Ketujuh: Keluar darah haid dan darah nifas. Hal ini berdasarkan sabda Nabi Shallallahu ‘alaihi wa Sallam, “Bukankah wanita apabila sedang haid tidak shalat dan tidak puasa?” kapan saja seorang wanita melihat darah haid atau darah nifas, maka puasanya batal, baik hal itu terjadi di siang hari atau di sore hari, bahkan walaupun beberapa saat sebelum maghrib.

  • Jika seorang wanita merasakan ada darah yang akan keluar dan baru terlihat setelah masuknya waktu maghrib maka puasanya sah dan tidak perlu menqadha.
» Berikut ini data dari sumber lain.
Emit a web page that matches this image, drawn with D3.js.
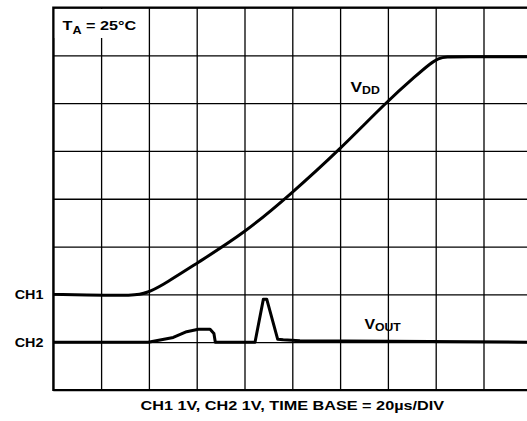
<!DOCTYPE html>
<html><head><meta charset="utf-8">
<script src="https://cdn.jsdelivr.net/npm/d3@7"></script>
<style>
body{margin:0;background:#fff;}
svg{display:block;}
text{font-family:"Liberation Sans",Arial,Helvetica,sans-serif;font-weight:bold;fill:#000;}
</style>
</head><body>
<svg id="chart" width="527" height="421"></svg>
<script>
// ---- data ----
const timeTicks = [0, 20, 40, 60, 80, 100, 120, 140, 160, 180, 200]; // µs (20µs/DIV)
const levelTicks = [0, 1, 2, 3, 4, 5, 6, 7, 8];                      // divisions
const ch1Offset = 2;   // CH1 ground level (div)
const ch2Offset = 1;   // CH2 ground level (div)
const channelLabels = ["CH1", "CH2"];

const vddTime  = [0, 23.7, 32.1, 36.3, 39.1, 44.6, 60, 79.9, 99, 119.7, 139.5, 152.1, 157.8, 161.1, 164.6, 170.2, 200];
const vddVolts = [0, -0.02, -0.02, 0, 0.035, 0.155, 0.65, 1.28, 2.08, 3.02, 4.03, 4.59, 4.83, 4.94, 4.97, 4.97, 4.97];

const voutTime  = [0, 39.7, 50.2, 55.8, 60.7, 65.6, 67.2, 67.8, 84.4, 87.9, 89.3, 93.9, 96.2, 103.2, 140.9, 200];
const voutVolts = [0, 0, 0.10, 0.22, 0.27, 0.27, 0.18, 0, 0, 0.9, 0.9, 0.06, 0.05, 0.03, 0.02, 0];

const tempLabel = ["T", "A", " = 25°C"];
const vddLabel = ["V", "DD"];
const voutLabel = ["V", "OUT"];
const captionText = "CH1 1V, CH2 1V, TIME BASE = 20µs/DIV";

// ---- layout ----
const svg = d3.select("#chart");
const pLeft = 53.3, pRight = 531.3, pTop = 7.5, pBottom = 390;
const x = d3.scaleLinear().domain([0, 200]).range([pLeft, pRight]);
const y = d3.scaleLinear().domain([0, 8]).range([pBottom, pTop]);

// grid via axes
const gx = svg.append("g").attr("transform", `translate(0,${pBottom})`)
  .call(d3.axisBottom(x).tickValues(timeTicks).tickSize(-(pBottom - pTop)).tickFormat(""));
const gy = svg.append("g").attr("transform", `translate(${pLeft},0)`)
  .call(d3.axisLeft(y).tickValues(levelTicks).tickSize(-(pRight - pLeft)).tickFormat(""));
[gx, gy].forEach(g => {
  g.select(".domain").remove();
  g.selectAll(".tick line").attr("stroke", "#000").attr("stroke-width", 1.3);
});

// frame (left, top, bottom)
svg.append("path")
  .attr("d", `M${pRight},${pTop}H${pLeft}V${pBottom}H${pRight}`)
  .attr("fill", "none").attr("stroke", "#000").attr("stroke-width", 2.2);

// temperature label box
svg.append("rect").attr("x", pLeft + 1.5).attr("y", pTop + 1.5)
  .attr("width", 88).attr("height", 29).attr("fill", "#fff");

function subLabel(px, py, parts, big, small, sx, dy) {
  const g = svg.append("g").attr("transform", `translate(${px},${py}) scale(${sx},1)`);
  const t = g.append("text").attr("x", 0).attr("y", 0).style("font-size", big + "px");
  t.append("tspan").text(parts[0]);
  t.append("tspan").attr("dy", dy).style("font-size", small + "px").text(parts[1]);
  if (parts[2]) t.append("tspan").attr("dy", -dy).text(parts[2]);
  return g;
}

subLabel(62.5, 29.5, tempLabel, 13.5, 10.5, 1.2, 4);
subLabel(350.5, 91.5, vddLabel, 15.5, 11, 1.12, 2);
subLabel(364.5, 328.5, voutLabel, 15, 11.5, 1.06, 2);

// traces
svg.append("path")
  .datum(vddTime.map((t, i) => [t, vddVolts[i] + ch1Offset]))
  .attr("d", d3.line().x(d => x(d[0])).y(d => y(d[1])).curve(d3.curveBasis))
  .attr("fill", "none").attr("stroke", "#000").attr("stroke-width", 3)
  .attr("stroke-linejoin", "round");
svg.append("path")
  .datum(voutTime.map((t, i) => [t, voutVolts[i] + ch2Offset]))
  .attr("d", d3.line().x(d => x(d[0])).y(d => y(d[1])))
  .attr("fill", "none").attr("stroke", "#000").attr("stroke-width", 3)
  .attr("stroke-linejoin", "round");

// channel labels
[ch1Offset, ch2Offset].forEach((lv, i) => {
  svg.append("g").attr("transform", `translate(43.5,${y(lv) + 5}) scale(1.15,1)`)
    .append("text").attr("text-anchor", "end").style("font-size", "12.5px").text(channelLabels[i]);
});

// caption
svg.append("g").attr("transform", `translate(${(pLeft + pRight) / 2},410) scale(1.3,1)`)
  .append("text").attr("text-anchor", "middle").style("font-size", "12.5px").text(captionText);
</script>
</body></html>
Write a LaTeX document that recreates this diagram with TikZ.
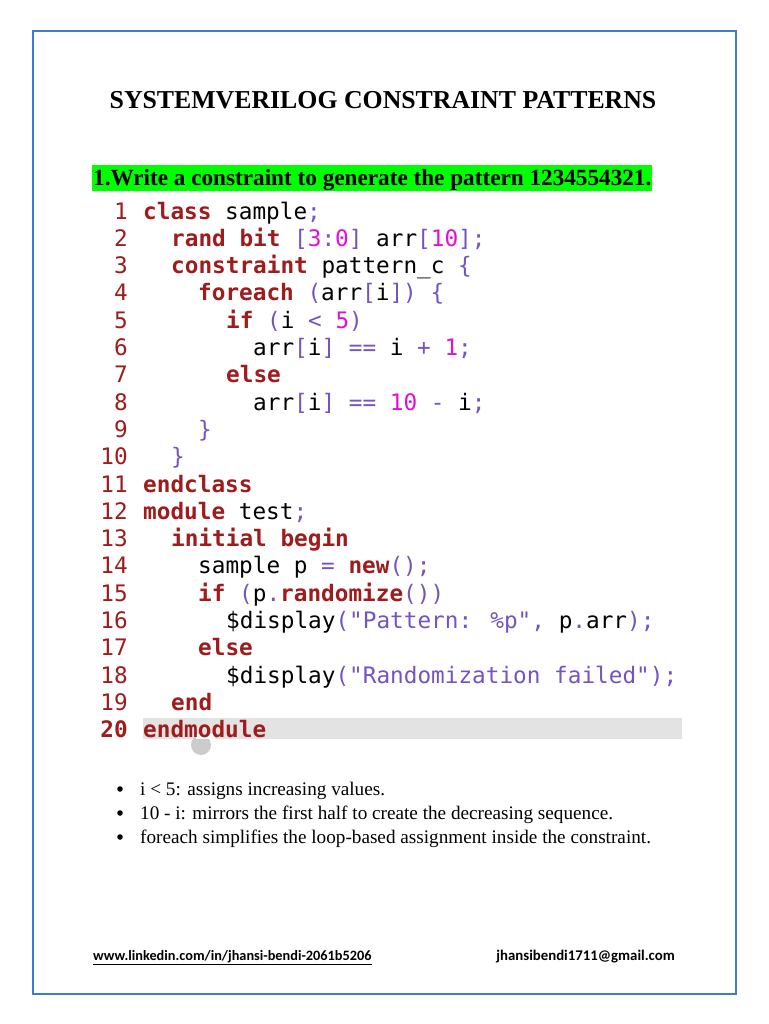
\documentclass[tikz,border=0pt]{standalone}
\usepackage{fontspec}
\setmainfont{Liberation Serif}
\newfontfamily\codefont{DejaVu Sans Mono}
\newfontfamily\footfont{Carlito}
\definecolor{kwc}{HTML}{9E1C1C}
\definecolor{puc}{HTML}{7453C2}
\definecolor{nmc}{HTML}{E010D8}
\definecolor{frame}{HTML}{3D7CC9}
\definecolor{hl}{HTML}{00FF00}
\newcommand{\kw}[1]{{\bfseries\color{kwc}#1}}
\newcommand{\pu}[1]{{\color{puc}#1}}
\newcommand{\nm}[1]{{\color{nmc}#1}}
\tikzset{codeline/.style={anchor=base west,inner sep=0,font=\codefont\fontsize{22.7}{24}\selectfont},
lnum/.style={anchor=base east,inner sep=0,text=kwc,font=\codefont\fontsize{22.7}{24}\selectfont},
bul/.style={anchor=base west,inner sep=0,font=\fontsize{19.2}{22}\selectfont}}
\begin{document}
\begin{tikzpicture}[x=1pt,y=-1pt]
\useasboundingbox (0,0) rectangle (768,1024);
\fill[white] (0,0) rectangle (768,1024);
\draw[frame,line width=1.5pt] (33,31) rectangle (736,994);
\node[anchor=base,inner sep=0,font=\bfseries\fontsize{25.8}{28}\selectfont] (title) at (383,109) {SYSTEMVERILOG CONSTRAINT PATTERNS};
\fill[hl] (92,165) rectangle (652,191);
\node[anchor=base west,inner sep=0,font=\bfseries\fontsize{23.2}{26}\selectfont] (q) at (93,186) {1.Write a constraint to generate the pattern 1234554321.};
\fill[black!11] (143,718) rectangle (682,739);
\fill[black!20] (201,745) circle (10);
\fill[white] (196,734) rectangle (215,739);
\foreach \n in {1,...,20} {
  \node[lnum] (n\n) at (128,{219+(\n-1)*27.3}) {\ifnum\n=20 \bfseries\fi\n};
}
\def\ly#1{{219+(#1-1)*27.3}}
\node[codeline] (c1) at (143,\ly1) {\kw{class} sample\pu{;}};
\node[codeline] (c2) at (171,\ly2) {\kw{rand bit} \pu{[}\nm{3}\pu{:}\nm{0}\pu{]} arr\pu{[}\nm{10}\pu{];}};
\node[codeline] (c3) at (171,\ly3) {\kw{constraint} pattern\_c \pu{\{}};
\node[codeline] (c4) at (198,\ly4) {\kw{foreach} \pu{(}arr\pu{[}i\pu{])} \pu{\{}};
\node[codeline] (c5) at (226,\ly5) {\kw{if} \pu{(}i \pu{<} \nm{5}\pu{)}};
\node[codeline] (c6) at (253,\ly6) {arr\pu{[}i\pu{]} \pu{==} i \pu{+} \nm{1}\pu{;}};
\node[codeline] (c7) at (226,\ly7) {\kw{else}};
\node[codeline] (c8) at (253,\ly8) {arr\pu{[}i\pu{]} \pu{==} \nm{10} \pu{-} i\pu{;}};
\node[codeline] (c9) at (198,\ly9) {\pu{\}}};
\node[codeline] (c10) at (171,\ly{10}) {\pu{\}}};
\node[codeline] (c11) at (143,\ly{11}) {\kw{endclass}};
\node[codeline] (c12) at (143,\ly{12}) {\kw{module} test\pu{;}};
\node[codeline] (c13) at (171,\ly{13}) {\kw{initial begin}};
\node[codeline] (c14) at (198,\ly{14}) {sample p \pu{=} \kw{new}\pu{();}};
\node[codeline] (c15) at (198,\ly{15}) {\kw{if} \pu{(}p\pu{.}\kw{randomize}\pu{())}};
\node[codeline] (c16) at (226,\ly{16}) {\$display\pu{("Pattern: \%p",} p\pu{.}arr\pu{);}};
\node[codeline] (c17) at (198,\ly{17}) {\kw{else}};
\node[codeline] (c18) at (226,\ly{18}) {\$display\pu{("Randomization failed");}};
\node[codeline] (c19) at (171,\ly{19}) {\kw{end}};
\node[codeline] (c20) at (143,\ly{20}) {\kw{endmodule}};
\foreach \y/\t [count=\k] in {795/{i < 5: assigns increasing values.},819/{10 - i: mirrors the first half to create the decreasing sequence.},843/{foreach simplifies the loop-based assignment inside the constraint.}} {
  \fill (120,\y-6) circle (2.8);
  \node[bul] (b\k) at (140,\y) {\t};
}
\node[anchor=base west,inner sep=0,font=\footfont\bfseries\fontsize{14.3}{16}\selectfont] (l) at (93,960) {\underline{www.linkedin.com/in/jhansi-bendi-2061b5206}};
\node[anchor=base east,inner sep=0,font=\footfont\bfseries\fontsize{14.8}{16}\selectfont] (m) at (675,960) {jhansibendi1711@gmail.com};
\end{tikzpicture}
\end{document}
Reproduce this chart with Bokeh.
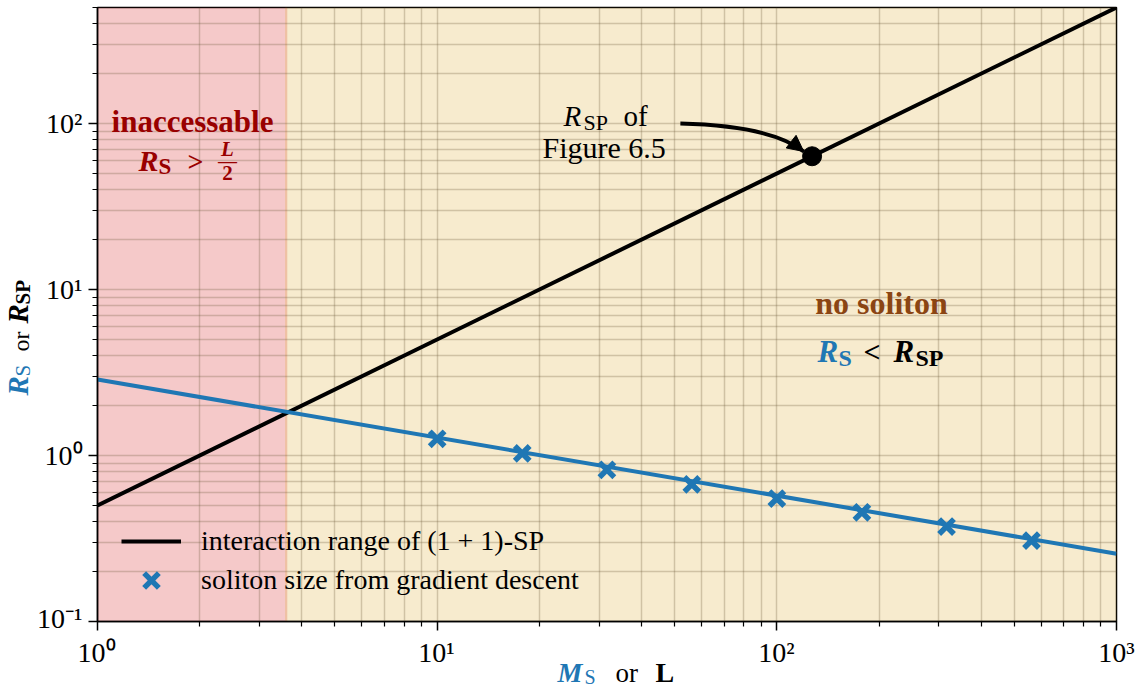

Haram bagi seorang yang berpuasa wajib seperti ramadhan, kaffaroh, dan nadzar melakukan pembatal-pembatal yang telah disebutkan di atas kecuali bila ada udzur yang syar’i seperti sedang safar, sedang sakit, atau udzur lainnya. Karena seorang yang sedang melakukan sesuatu yang wajib harus disempurnakan hingga selesai kecuali bila ada udzur yang dibenarkan.

Apabila pembatal-pembatal tersebut dilakukan di siang hari ramadhan tanpa udzur yang dibenarkan, maka wajib baginya untuk menahan diri dari melakukan pembatal puasa di hari tersebut. Jika berbukanya karena udzur yang dibenarkan, maka tidak diharuskan menahan diri. Adapun bila puasanya adalah puasa sunnah, dibolehkan baginya berbuka walaupun tanpa udzur, namun yang lebih utama adalah menyempurnakannya.

Diterjemahkan secara bebas dan ringkas.